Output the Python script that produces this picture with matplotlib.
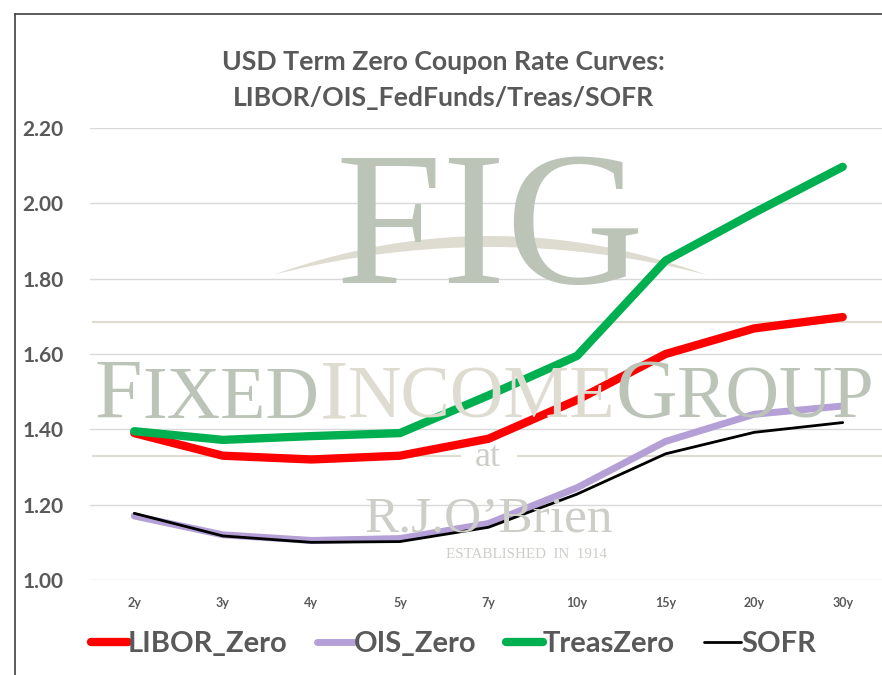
import matplotlib
matplotlib.use("Agg")
import matplotlib.pyplot as plt
from matplotlib.lines import Line2D
from matplotlib.patches import Polygon
import numpy as np

tenors = ["2y", "3y", "4y", "5y", "7y", "10y", "15y", "20y", "30y"]
libor_zero = [1.39, 1.33, 1.32, 1.33, 1.375, 1.478, 1.60, 1.668, 1.698]
ois_zero = [1.17, 1.12, 1.105, 1.11, 1.15, 1.245, 1.368, 1.44, 1.462]
treas_zero = [1.395, 1.372, 1.382, 1.39, 1.49, 1.595, 1.848, 1.975, 2.097]
sofr = [1.177, 1.117, 1.10, 1.102, 1.14, 1.228, 1.335, 1.392, 1.418]
yticks = [1.00, 1.20, 1.40, 1.60, 1.80, 2.00, 2.20]

W, H = 882, 675
fig = plt.figure(figsize=(W / 100, H / 100), dpi=100)
FONT = ["Lato", "DejaVu Sans"]
SERIF = ["Liberation Serif", "DejaVu Serif"]
renderer = fig.canvas.get_renderer()


def fx(px):
    return px / W


def fy(py):
    return 1 - py / H


def fit_width(t, target):
    w = t.get_window_extent(renderer).width
    t.set_fontsize(t.get_fontsize() * target / w)


def place_seq(pieces, x0, base_y, total_w):
    texts = []
    for s, size, col in pieces:
        texts.append(fig.text(0, fy(base_y), s, fontsize=size, family=SERIF, color=col,
                              ha="left", va="baseline", zorder=0))
    widths = [t.get_window_extent(renderer).width for t in texts]
    k = total_w / sum(widths)
    x = x0
    for t in texts:
        t.set_fontsize(t.get_fontsize() * k)
    for t in texts:
        t.set_x(fx(x))
        x += t.get_window_extent(renderer).width


# frame lines (left/top border)
fig.add_artist(Line2D([fx(15), fx(15)], [0, fy(14)], transform=fig.transFigure, color="#404040", lw=1.2))
fig.add_artist(Line2D([fx(15), 1], [fy(14), fy(14)], transform=fig.transFigure, color="#404040", lw=1.2))

# ---- watermark logo ----
wm_green = "#bcc4b8"
wm_tan = "#dedbd0"
wm_gray = "#cdcec8"
place_seq([("F", 100, wm_green), ("I", 100, wm_green), ("G", 100, wm_green)], 335, 283, 308)
t = np.linspace(0, 1, 120)
sx = 273 + 434 * t
upper = 275 - 4 * 39 * t * (1 - t)
lower = 275 - 4 * 28 * t * (1 - t)
poly_x = np.concatenate([sx, sx[::-1]])
poly_y = np.concatenate([upper, lower[::-1]])
fig.add_artist(Polygon(np.column_stack([fx(poly_x), fy(poly_y)]), closed=True, transform=fig.transFigure,
                       facecolor=wm_tan, edgecolor="none", zorder=0))
fig.add_artist(Line2D([fx(93), 1], [fy(322)] * 2, transform=fig.transFigure, color=wm_tan, lw=1.5, zorder=0))
fig.add_artist(Line2D([fx(93), fx(460)], [fy(456)] * 2, transform=fig.transFigure, color=wm_tan, lw=1.5, zorder=0))
fig.add_artist(Line2D([fx(518), 1], [fy(456)] * 2, transform=fig.transFigure, color=wm_tan, lw=1.5, zorder=0))
place_seq([("F", 60, wm_green), ("IXED", 52, wm_green),
           ("I", 60, wm_tan), ("NCOME", 52, wm_tan),
           ("G", 60, wm_green), ("ROUP", 52, wm_green)], 95, 418, 780)
fig.text(fx(488), fy(466), "at", fontsize=26, family=SERIF, color=wm_gray, ha="center", va="baseline", zorder=0)
tb = fig.text(fx(489), fy(532), "R.J.O\u2019Brien", fontsize=44, family=SERIF, color=wm_gray,
              ha="center", va="baseline", zorder=0)
fit_width(tb, 248)
te = fig.text(fx(527), fy(554), "ESTABLISHED  IN  1914", fontsize=8, family=SERIF, color=wm_gray,
              ha="center", va="center", zorder=0)
fit_width(te, 160)

# ---- chart ----
ax = fig.add_axes([fx(90), fy(580), (887 - 90) / W, (580 - 128) / H])
ax.set_facecolor("none")
x = np.arange(len(tenors))
kw = dict(solid_capstyle="round", solid_joinstyle="round")
ax.plot(x, libor_zero, color="#ff0000", lw=6.0, label="LIBOR_Zero", zorder=3, **kw)
ax.plot(x, ois_zero, color="#b4a0d6", lw=5.0, label="OIS_Zero", zorder=3, **kw)
ax.plot(x, treas_zero, color="#00b050", lw=6.0, label="TreasZero", zorder=3, **kw)
ax.plot(x, sofr, color="#000000", lw=2.0, label="SOFR", zorder=4, **kw)

ax.set_xlim(-0.5, 8.5)
ax.set_ylim(1.0, 2.2)
ax.set_yticks(yticks)
ax.set_yticklabels([f"{v:.2f}" for v in yticks], fontsize=15, fontweight="bold", color="#595959", family=FONT)
ax.set_xticks(x)
ax.set_xticklabels(tenors, fontsize=9, fontweight="bold", color="#595959", family=FONT)
ax.tick_params(axis="y", length=0, pad=19)
ax.tick_params(axis="x", length=0, pad=12)
ax.grid(axis="y", color="#d9d9d9", lw=1)
ax.set_axisbelow(True)
for s in ax.spines.values():
    s.set_visible(False)

t1 = fig.text(fx(443), fy(62), "USD Term Zero Coupon Rate Curves:", fontsize=18, fontweight="bold",
              color="#595959", ha="center", va="center", family=FONT)
fit_width(t1, 443)
fig.text(fx(443), fy(98), "LIBOR/OIS_FedFunds/Treas/SOFR", fontsize=t1.get_fontsize(), fontweight="bold",
         color="#595959", ha="center", va="center", family=FONT)

handles, labels = ax.get_legend_handles_labels()
leg = fig.legend(handles, labels, loc="center left", bbox_to_anchor=(fx(91), fy(644)), ncol=4,
                 frameon=False, handlelength=1.27, handletextpad=0.0, columnspacing=1.0,
                 borderpad=0, borderaxespad=0,
                 prop={"family": FONT, "weight": "bold", "size": 21})
for txt in leg.get_texts():
    txt.set_color("#595959")

fig.savefig("out.png", dpi=100)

+ + + + +

» What you are asked to do
Please take the lines from the beginning of the data above through the line holding "import numpy as np" and transcribe them exactly, without any pictures.

» Problem solution
Output the Python script that produces this picture with matplotlib.
import matplotlib
matplotlib.use("Agg")
import matplotlib.pyplot as plt
from matplotlib.lines import Line2D
from matplotlib.patches import Polygon
import numpy as np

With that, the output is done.